I drove to Las Vegas and the next morning woke up sicker than I had ever been.  Really, there was no reason for me to be sick, but my head felt like it was in a vice, my stomach was a mess, and I could not get out of bed.  I lay there all morning and into the afternoon, wondering what to do, when a voice spoke to me, telling me to call my wife.  My response was “no!” but the voice came again…”call Marilyn.”  Again I refused.  So a third time I heard it…”call Marilyn.”  And so I did, crying and desperate for help.
She was able to come rescue me, take me home, and then, with the help of our children,  find an amazing place for me to begin recovery.  That was almost seven years ago…
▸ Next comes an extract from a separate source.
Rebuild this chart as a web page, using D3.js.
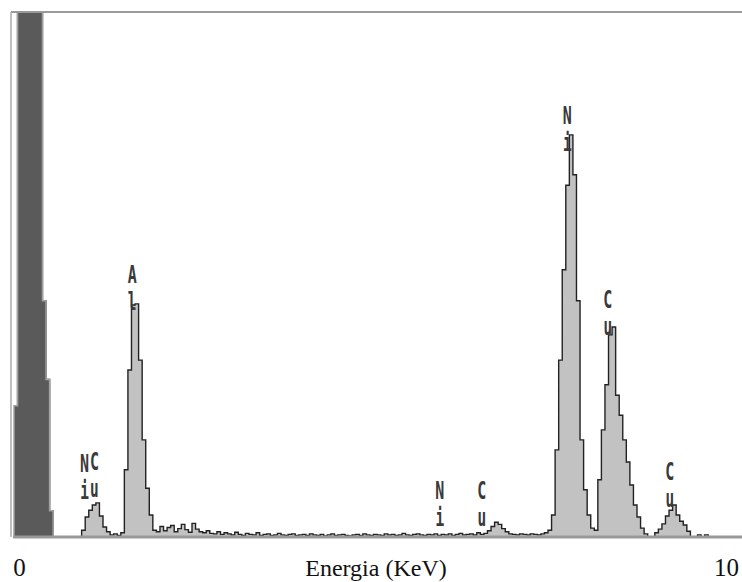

Why did I get so sick?  Grace.  God stopped me in my tracks.  He told me to call home.  More Grace.  He provided a place for me to heal..more Grace.  And as I have chosen to live in His Grace, every day, I have experienced miracles and blessings never before imagined!
My wife and I now serve as missionaries in the church’s Addiction Recovery program.
Sometimes we need God to stop us in our tracks. This was an incredible example of divine intervention.
Other times, we just need a heavenly nudge to know things will be ok.
I had just such a heavenly nudge not long after I gave birth to my first child. We had made the decision to move to Alaska for the summer (before we knew what having a new baby would be like, or the emotional rollercoaster that it would be for me). We had purchased an RV to have our own space and to hopefully have the flexibility to explore and travel and still have a consistent sleep situation for the baby and for us.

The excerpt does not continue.